*Short exercise*:
Begin with the line containing "The picture is" and end with the line containing "with fleece fabric?</text>"; set down that block verbatim and nothing else.

*Given records*:
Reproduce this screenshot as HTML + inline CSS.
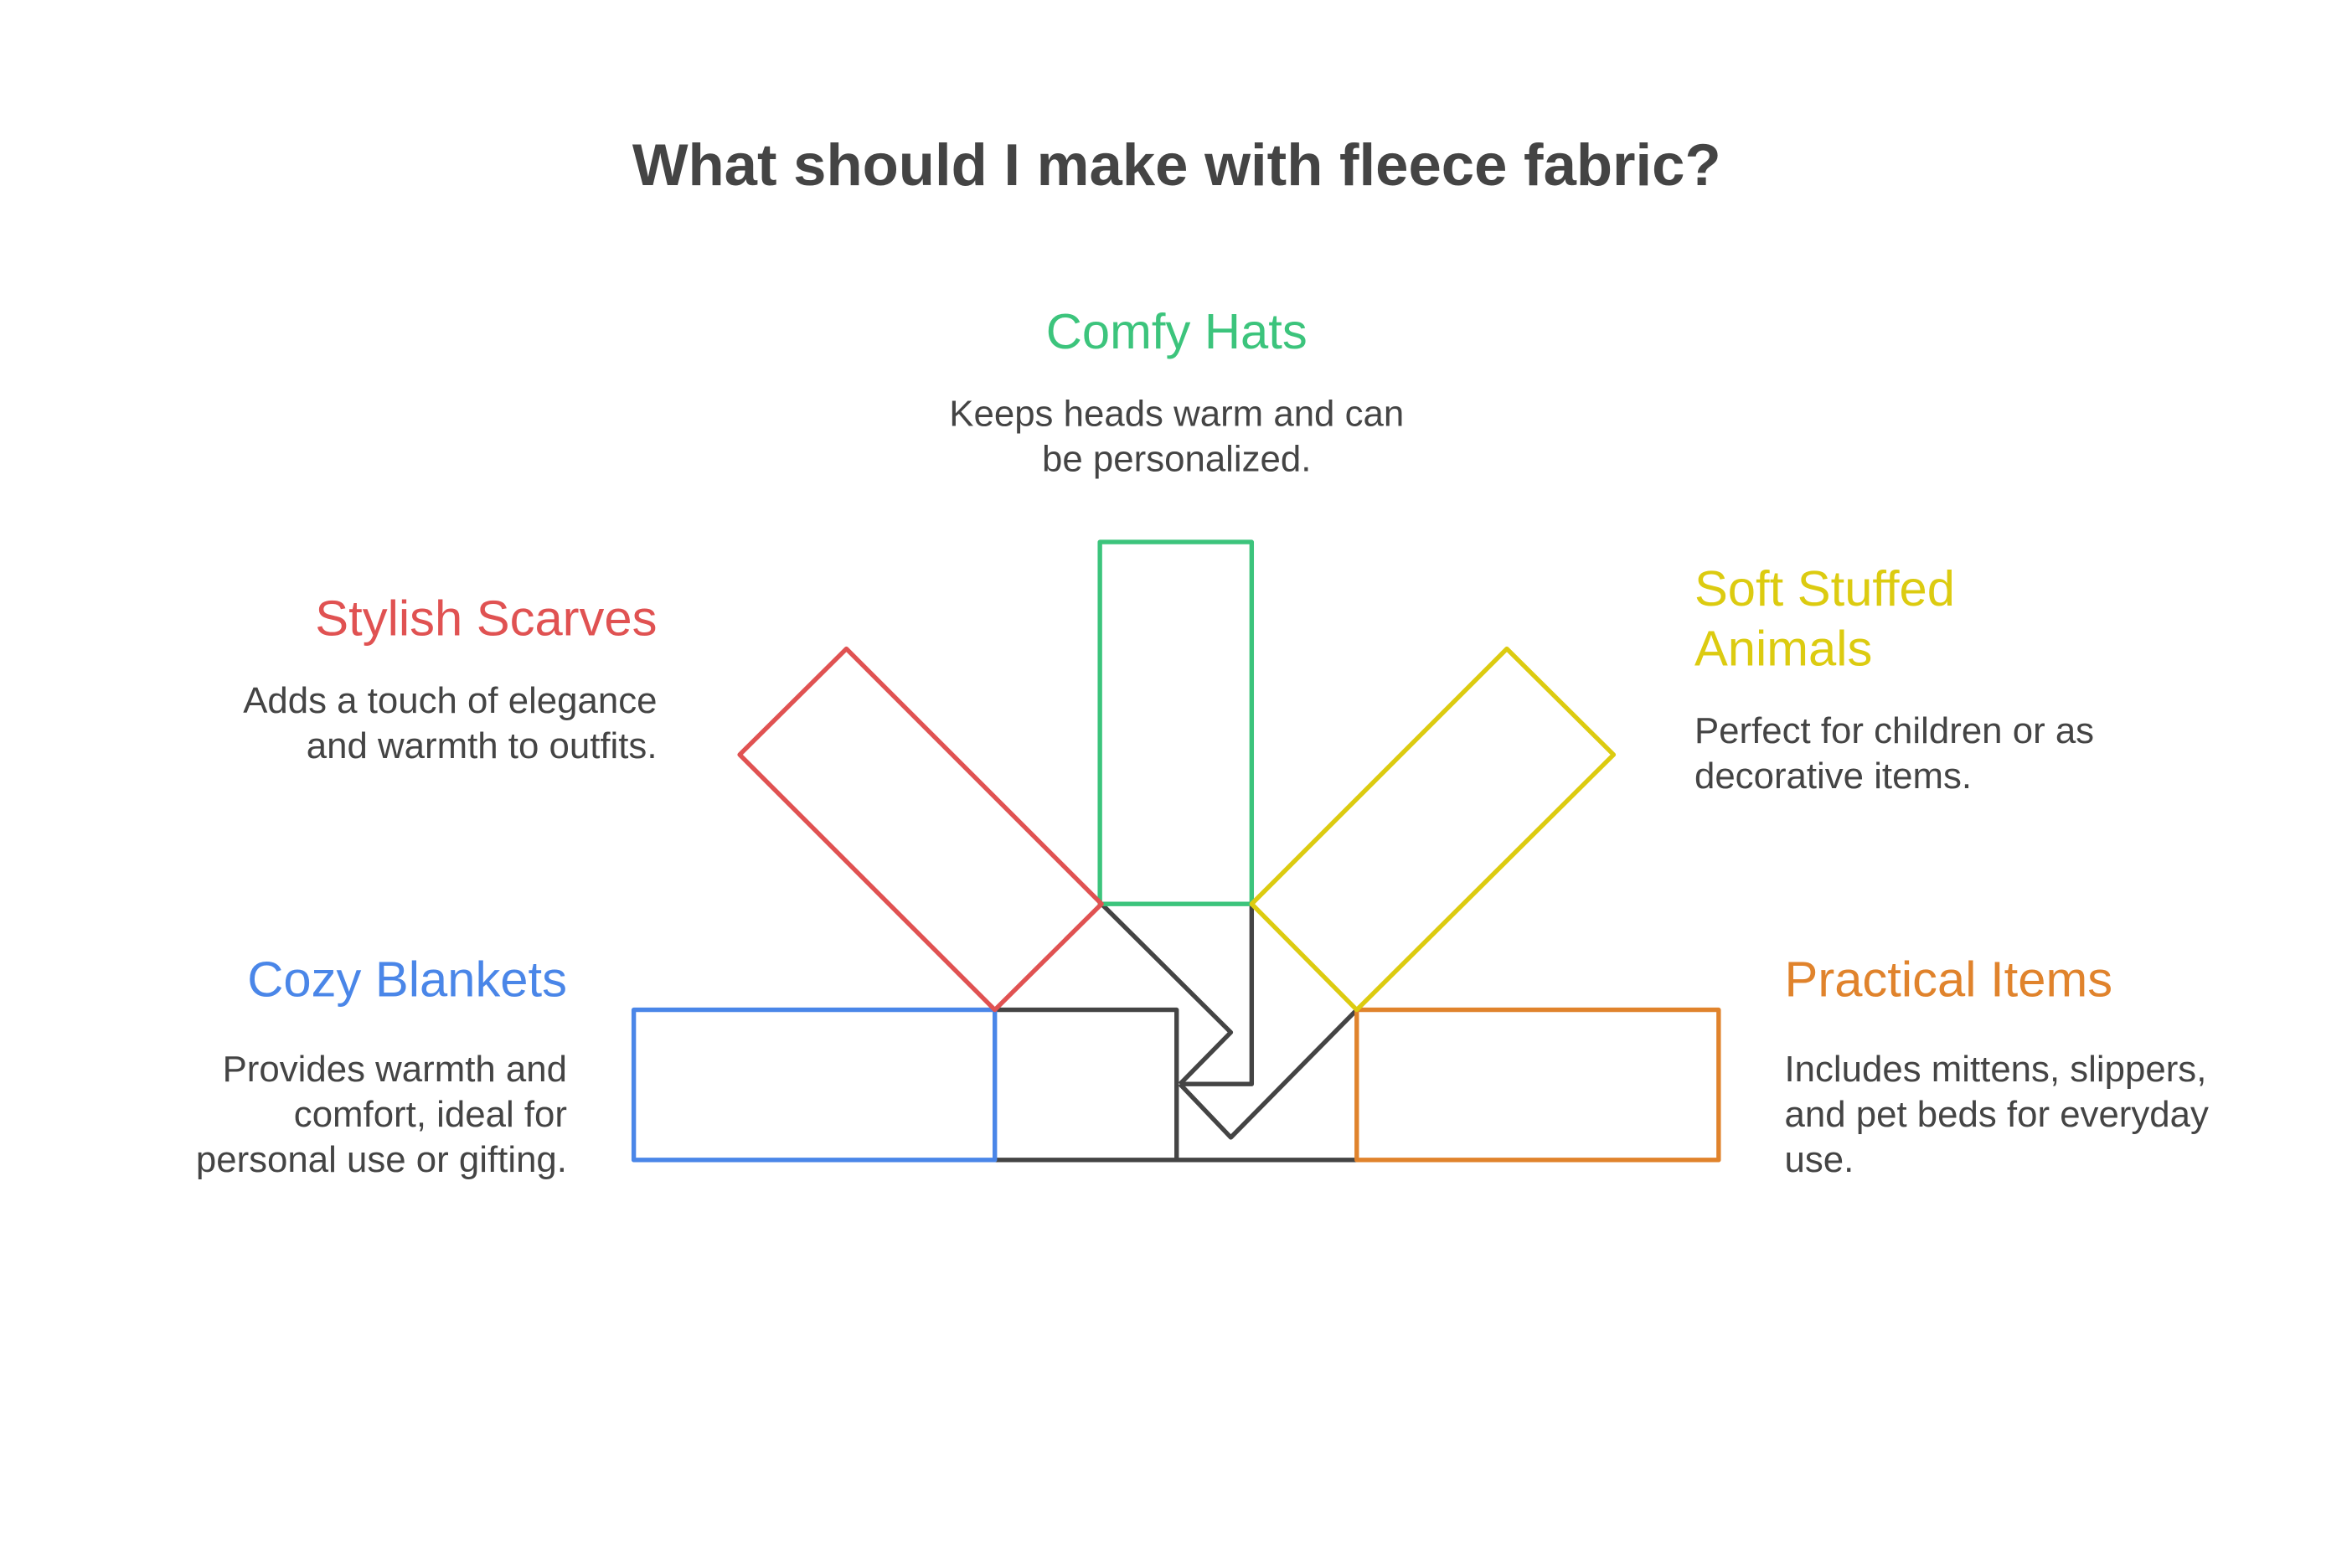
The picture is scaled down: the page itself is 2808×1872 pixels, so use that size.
<!DOCTYPE html>
<html><head><meta charset="utf-8"><style>
html,body{margin:0;padding:0;background:#fff;}
svg{display:block;}
text{font-family:"Liberation Sans",Arial,sans-serif;}
</style></head><body>
<svg width="2808" height="1872" viewBox="0 0 2808 1872" xmlns="http://www.w3.org/2000/svg">
<rect width="2808" height="1872" fill="#fff"/>
<g transform="scale(0.99556)">
<text x="1411" y="222" text-anchor="middle" font-size="71" font-weight="bold" fill="#444">What should I make with fleece fabric?</text>

<g fill="none" stroke-width="5.4" stroke-linejoin="round">
<polyline points="1193,1211 1411,1211 1411,1391" stroke="#444"/>
<line x1="1193" y1="1391" x2="1627" y2="1391" stroke="#444"/>
<polyline points="1321,1084 1476,1238 1415,1300" stroke="#444"/>
<polyline points="1501,1084 1501,1300 1415,1300" stroke="#444"/>
<polyline points="1415,1300 1476,1364 1627,1211" stroke="#444"/>
<rect x="1319" y="650" width="182" height="434" stroke="#3cc47c"/>
<rect x="760" y="1211" width="433" height="180" stroke="#4a86e8"/>
<rect x="1627" y="1211" width="434" height="180" stroke="#e0832c"/>
<polygon points="1015,778 1321,1084 1193,1211 887,905" stroke="#e05252"/>
<polygon points="1807,778 1935,905 1627,1211 1501,1084" stroke="#dccb10"/>
</g>

<g font-size="60">
<text x="1411" y="418" text-anchor="middle" fill="#3cc47c">Comfy Hats</text>
<text x="788" y="762" text-anchor="end" fill="#e05252">Stylish Scarves</text>
<text x="2032" y="726" fill="#dccb10">Soft Stuffed</text>
<text x="2032" y="798" fill="#dccb10">Animals</text>
<text x="680" y="1195" text-anchor="end" fill="#4a86e8">Cozy Blankets</text>
<text x="2140" y="1195" fill="#e0832c">Practical Items</text>
</g>
<g font-size="44" fill="#444">
<text x="1411" y="511" text-anchor="middle">Keeps heads warm and can</text>
<text x="1411" y="565" text-anchor="middle">be personalized.</text>
<text x="788" y="855" text-anchor="end">Adds a touch of elegance</text>
<text x="788" y="909" text-anchor="end">and warmth to outfits.</text>
<text x="2032" y="891">Perfect for children or as</text>
<text x="2032" y="945">decorative items.</text>
<text x="680" y="1297" text-anchor="end">Provides warmth and</text>
<text x="680" y="1351" text-anchor="end">comfort, ideal for</text>
<text x="680" y="1405" text-anchor="end">personal use or gifting.</text>
<text x="2140" y="1297">Includes mittens, slippers,</text>
<text x="2140" y="1351">and pet beds for everyday</text>
<text x="2140" y="1405">use.</text>
</g>
</g>
</svg>
</body></html>
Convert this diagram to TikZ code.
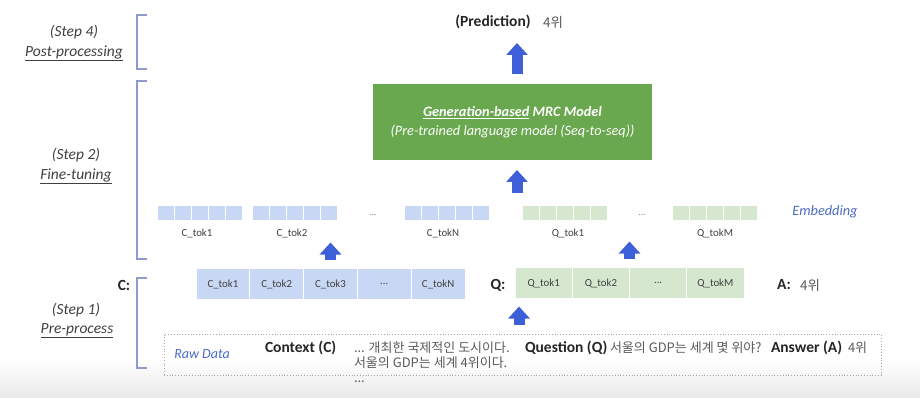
\documentclass[tikz,border=0pt]{standalone}
\usepackage{fontspec}
\setmainfont{Carlito}
\newfontfamily\kr{Noto Sans CJK KR}
\usetikzlibrary{arrows.meta,calc}
\definecolor{tokblue}{HTML}{C8D7F3}
\definecolor{toksgreen}{HTML}{D5E8CF}
\definecolor{modelgreen}{HTML}{6AA84F}
\definecolor{arrowblue}{HTML}{3D60D8}
\definecolor{brk}{HTML}{8E9BCB}
\definecolor{itblue}{HTML}{4A6AC4}
\definecolor{txtgray}{HTML}{404040}
\definecolor{krgray}{HTML}{5A5A5A}
\newcommand{\mydots}{...}
\begin{document}
\begin{tikzpicture}[x=1pt,y=-1pt,
  every node/.style={inner sep=0pt,outer sep=0pt},
  bracketline/.style={draw=brk,line width=1.3pt},
  steplabel/.style={font=\fontsize{15.5}{18}\selectfont\itshape,text=txtgray,align=center},
  barrow/.style={draw=arrowblue,line width=11pt,-{Triangle[width=21pt,length=12pt]}},
  embcell/.style={minimum width=17pt,minimum height=15pt,draw=white,line width=0.8pt},
  tokcell/.style={minimum height=31pt,draw=white,line width=1pt,font=\fontsize{10.8}{12}\selectfont,text=txtgray},
  toklabel/.style={font=\fontsize{10.8}{12}\selectfont,text=txtgray},
  dots/.style={font=\fontsize{9}{10}\selectfont,text=txtgray!70},
  boldlab/.style={font=\fontsize{15.5}{18}\selectfont\bfseries,text=black!85},
  krtext/.style={font=\kr\fontsize{13}{15}\selectfont,text=krgray},
  krans/.style={font=\kr\fontsize{13.5}{15}\selectfont,text=krgray}
]
\useasboundingbox (0,0) rectangle (920,398);
\shade[top color=white,bottom color=black!9] (0,360) rectangle (920,398);

% brackets
\draw[bracketline] (147,15) -- (137,15) -- (137,69) -- (147,69);
\draw[bracketline] (147,81) -- (137,81) -- (137,259) -- (147,259);
\draw[bracketline] (147,278) -- (137,278) -- (137,368) -- (147,368);

% step labels
\node[steplabel] (s4a) at (74,32) {(Step 4)};
\node[steplabel] (s4b) at (74,53) {\underline{Post-processing}};
\node[steplabel] (s2a) at (76,155) {(Step 2)};
\node[steplabel] (s2b) at (76,176) {\underline{Fine-tuning}};
\node[steplabel] (s1a) at (76,310) {(Step 1)};
\node[steplabel] (s1b) at (77,331) {\underline{Pre-process}};

% prediction
\node[boldlab] (pred) at (493,22) {(Prediction)};
\node[krans] (predans) at (553,22) {4위};

% model
\node[fill=modelgreen,minimum width=279pt,minimum height=76pt,text=white,align=center,
      font=\fontsize{14.3}{19}\selectfont\itshape] (model) at (512.5,122)
  {\textbf{\underline{Generation-based} MRC Model}\\(Pre-trained language model (Seq-to-seq))};

% embeddings
\foreach \g/\x/\col in {c1/157/tokblue,c2/252/tokblue,cn/404/tokblue,q1/522/toksgreen,qm/672/toksgreen}{
  \foreach \i in {0,1,2,3,4}{
    \node[embcell,fill=\col] (\g e\i) at ({\x+8.5+17*\i},212.5) {};
  }
}
\node[dots] (cdots) at (373,215) {...};
\node[dots] (qdots) at (642,215) {...};
\node[toklabel] (lc1) at (197,233) {C\_tok1};
\node[toklabel] (lc2) at (292,233) {C\_tok2};
\node[toklabel] (lcn) at (443,233) {C\_tokN};
\node[toklabel] (lq1) at (568,233) {Q\_tok1};
\node[toklabel] (lqm) at (715,233) {Q\_tokM};
\node[font=\fontsize{14.3}{16}\selectfont\itshape,text=itblue] (emb) at (825,212) {Embedding};

% tokens
\node[boldlab] (clab) at (124,285) {C:};
\foreach \t [count=\i] in {C\_tok1,C\_tok2,C\_tok3,\mydots,C\_tokN}{
  \node[tokcell,fill=tokblue,minimum width=53.8pt] (ctok\i) at ({196+26.9+53.8*(\i-1)},284) {\t};
}
\node[boldlab] (qlab) at (498,285) {Q:};
\foreach \t [count=\i] in {Q\_tok1,Q\_tok2,\mydots,Q\_tokM}{
  \node[tokcell,fill=toksgreen,minimum width=57.25pt] (qtok\i) at ({515+28.625+57.25*(\i-1)},283) {\t};
}
\node[boldlab] (alab) at (784,285) {A:};
\node[krans] (aans) at (810,285) {4위};

% raw data
\node[draw=black!35,dotted,line width=0.8pt,minimum width=717pt,minimum height=41pt] (raw) at (522.5,354.5) {};
\node[font=\fontsize{14}{16}\selectfont\itshape,text=itblue] (rawlab) at (202,354) {Raw Data};
\node[boldlab,anchor=base west] (ctx) at (265,352) {Context (C)};
\node[krtext,anchor=base west] (ctxt) at (354,352) {... 개최한 국제적인 도시이다.};
\node[krtext,anchor=base west] (ctxt2) at (354,367) {서울의 GDP는 세계 4위이다.};
\node[krtext,anchor=base west] (ctxt3) at (354,382) {...};
\node[boldlab,anchor=base west] (qst) at (525,352) {Question (Q)};
\node[krtext,anchor=base west] (qtxt) at (610,352) {서울의 GDP는 세계 몇 위야?};
\node[boldlab,anchor=base west] (ans) at (771,352) {Answer (A)};
\node[krtext,anchor=base west] (atxt) at (848,352) {4위};

% block arrows
\coordinate (embtop) at (517,193);
\draw[barrow] ([xshift=4.5pt,yshift=10pt]model.north) -- ([xshift=4.5pt,yshift=41pt]model.north);
\draw[barrow] (embtop) -- ([xshift=4.5pt,yshift=-10pt]model.south);
\draw[barrow] ([yshift=9pt]ctok3.north) -- ([yshift=26pt]ctok3.north);
\draw[barrow] ([yshift=9pt]qtok2.north east) -- ([yshift=26pt]qtok2.north east);
\draw[barrow] ([xshift=-3.5pt,yshift=9pt]raw.north) -- ([xshift=4pt,yshift=-8pt]qtok1.south west);
\end{tikzpicture}
\end{document}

*Result below*:
The picture is scaled down: the page itself is 2808×1872 pixels, so use that size.
<!DOCTYPE html>
<html><head><meta charset="utf-8"><style>
html,body{margin:0;padding:0;background:#fff;}
svg{display:block;}
text{font-family:"Liberation Sans",Arial,sans-serif;}
</style></head><body>
<svg width="2808" height="1872" viewBox="0 0 2808 1872" xmlns="http://www.w3.org/2000/svg">
<rect width="2808" height="1872" fill="#fff"/>
<g transform="scale(0.99556)">
<text x="1411" y="222" text-anchor="middle" font-size="71" font-weight="bold" fill="#444">What should I make with fleece fabric?</text>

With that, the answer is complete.